A scientific study conducted at the vast EXIT Festival in Serbia discovered zero cases of Covid-19 being transmitted amongst attendees.

More than 300 music fans were tested before and at least seven days after the event, which welcomed a crowd of 180,000 earlier this month, with not a single visitor found to have contracted the virus.

The study, conducted by Novi Sad Health Centre and Project Lab, divided 345 volunteers into two groups – vaccinated and those who entered the festival with a negative test. They were tested before entering the festival, from July 8 to 10, and only one person was positive, who was subsequently not allowed to attend.

The testing was repeated after seven days, from July 15 to 17, with not one person testing positive for Covid-19.

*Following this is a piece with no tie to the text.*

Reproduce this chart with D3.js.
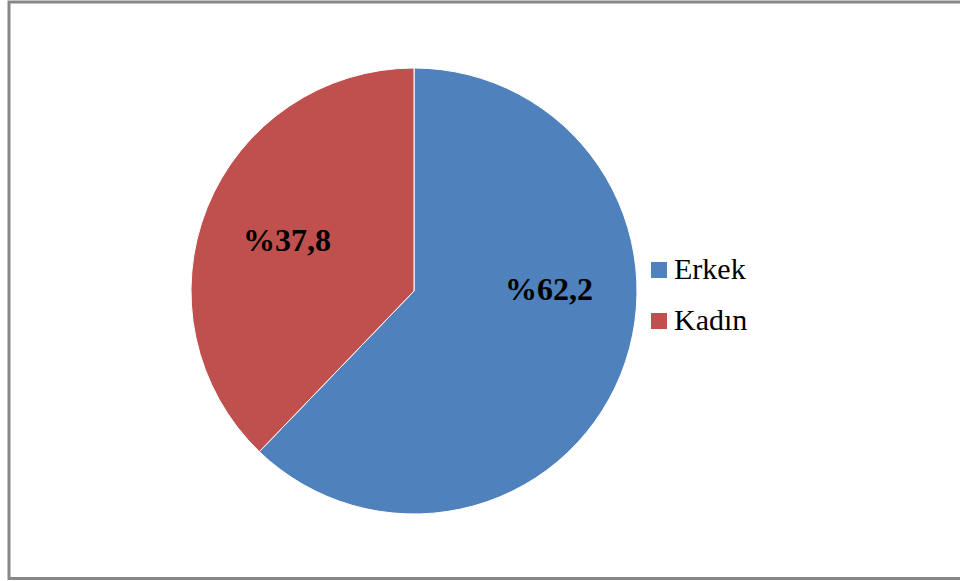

Organisers said the study indicated the effectiveness of the ‘Safe Events Serbia’ security protocol deployed at the festival. They also pointed to no rise in case numbers in the local Novi Sad region despite tens of thousands of visitors, while just one positive PCR test has been returned from the more than 20,000 foreign visitors who attended.

“With rigorous entry control, such research results were expected. It will take some time to get the final analysis results, but it can already be said, both based on research and the daily number of newly infected people in Novi Sad, that the EXIT Festival was not a place of mass infection with the virus,” said Veselin Bojat, the director of the Novi Sad Health Centre.

Access restriction measures at EXIT Festival included more than 16,000 checks of visitors with a Digital Green Certificate, of which as many as 95% were immunised by vaccination. For all those who did not have a valid Digital Green Certificate, free testing was organised.

In five days, 18,336 people were tested, and only 10 or 0.05 percent of those tested were positive and not allowed to enter the festival.

Visitors from abroad were checked in accordance with the documentation with which they entered the country, which in most cases was a PCR test. Organisers expected music fans from more than 70 countries to attend.

“Research from EXIT proves that even during a pandemic, a means and a model can be found according to which even the largest events can take place completely safely,” said Dušan Kovačević, the founder and director of EXIT.

“This research is our contribution to the struggle of the entire music industry for far better treatment in Europe and other countries than has been the case so far.

“We have proven that we have been treated unfairly in the past, and that there are no longer any arguments and justifications that can allow gatherings at sporting events, in cafes or shopping malls, and not at concerts and festivals. I call on our entire industry to, just like we have fought and won in Serbia, join forces and fight for the fair treatment of our industry on the international level.”